A POPULAR Whitefield pub is now offering food for the first time following an extensive £500,000 revamp.

The Goats Gate at the junction of Dales Lane and Radcliffe New Road has reopened after undergoing. a huge refurbishment.

The makeover includes an overhaul of the kitchens and a new, wraparound veranda and beer garden.

But the biggest change at the inn is a new menu.

Until the recent work the Goats Gate had been an exclusively "wet pub", with a drinks-only offering.

It has now joined brewery Joseph Holt's 45 other food houses and even boasts a new pizza kitchen.

Alongside pub classics, Goats Gate will be serving unique pizzas including the Joseph Holt Beer BBQ Farmhouse Feast and the Bury Black Pudding and chorizo garlic flat bread ­— created as a nod to the town's iconic delicacy ­— as well as traditional favourites.

However missing from the revamp is the pub's landmark model goat which will no longer straddle the black gate on the pub roof.

The famous feature has been put out to pasture ­— or rather is in safe storage ­— but will still be making special appearances.

Also gone is the old pub sign which has been replaced.

Richard Kershaw, Joseph Holt`s chief executive, and a fifth generation member of the Holt family, said: "We're absolutely thrilled with the revamp and the transformation of the Goats Gate into a food house – not least because of the service it will offer to our customers and of course the boost to the local economy.
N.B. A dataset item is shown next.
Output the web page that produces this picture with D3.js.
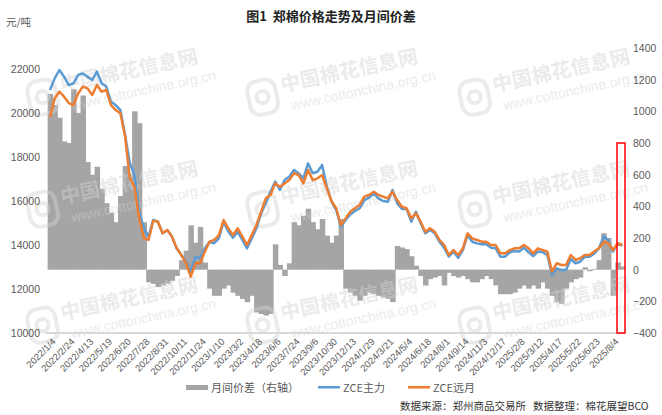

"Increasingly people are looking to pubs as places to enjoy tasty, freshly cooked food. We`re sure that the idea of having a pizza and a pint or indeed any food and drink combination will prove to be very popular.”

Although now housed in a much more modern surroundings, a public house has been serving beer to thirsty patrons at the Goats Gate site for over 100 years.

So named as it stood close to a field in which goats had been kept, the first Goats Gate Hotel opened on the site of a farmhouse which was pulled down to make way for the inn.

The pub was then rebuilt in 1962 by Peter Kershaw, Richard's father.